Una posible síntesis pasaría por integrar la claridad crítica de Occidente con la sabiduría contemplativa de Oriente. Por ejemplo, podríamos unir la ética del deber kantiano con la compasión budista, o el método científico con una conciencia ecológica inspirada en el taoísmo. También podríamos repensar la educación incorporando no solo habilidades cognitivas, sino también prácticas de atención plena y formación del carácter.

Frente a desafíos como el cambio climático, la automatización, la soledad o el nihilismo, necesitamos una filosofía que no sólo explique, sino que inspire; que no solo critique, sino que transforme. La fusión creativa de Oriente y Occidente no significa uniformidad, sino resonancia: un diálogo que respete la diferencia y potencie la complementariedad.

 Conclusión

El recorrido comparativo entre las filosofías de Oriente y Occidente revela no solo diferencias profundas en su concepción del yo, de la naturaleza, del conocimiento y de la ética, sino también sorprendentes afinidades y posibilidades de diálogo.
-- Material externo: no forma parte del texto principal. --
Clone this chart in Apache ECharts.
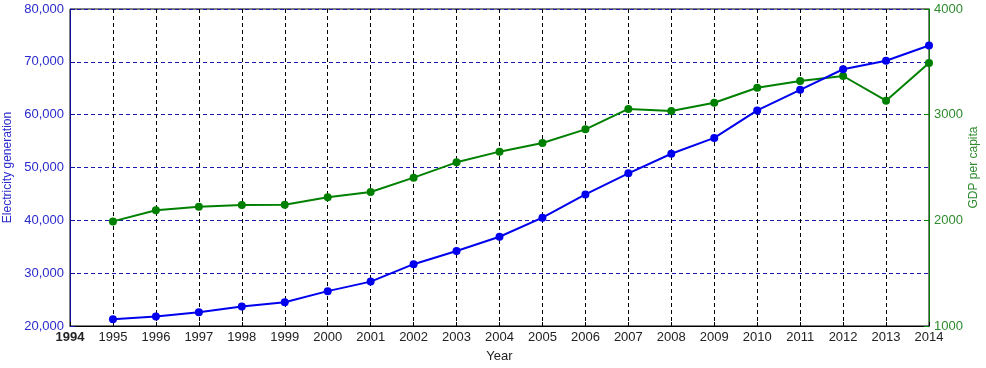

Ambas tradiciones han nacido de contextos distintos y han respondido a desafíos propios, pero comparten una preocupación común: comprender la condición humana y orientar la vida hacia la verdad, la sabiduría y el bien.

La filosofía occidental ha destacado por su capacidad de análisis, su énfasis en la libertad individual, la racionalidad crítica y la normatividad ética universal. La oriental, en cambio, ha ofrecido caminos de integración, desapego, intuición y armonía que invitan a un tipo de sabiduría más experiencial y transformadora. Lejos de excluirse, estas miradas pueden complementarse.

En un tiempo caracterizado por la fragmentación, el exceso de información y la pérdida de sentido, la filosofía no debe limitarse a la especialización académica. Su mayor desafío es ser puente: entre culturas, entre disciplinas, entre tradición y futuro. Integrar lo mejor del pensamiento oriental y occidental no es una utopía, sino una tarea urgente. En esa integración puede surgir una nueva filosofía global, más humana, más consciente y capaz de afrontar la complejidad del mundo que habitamos.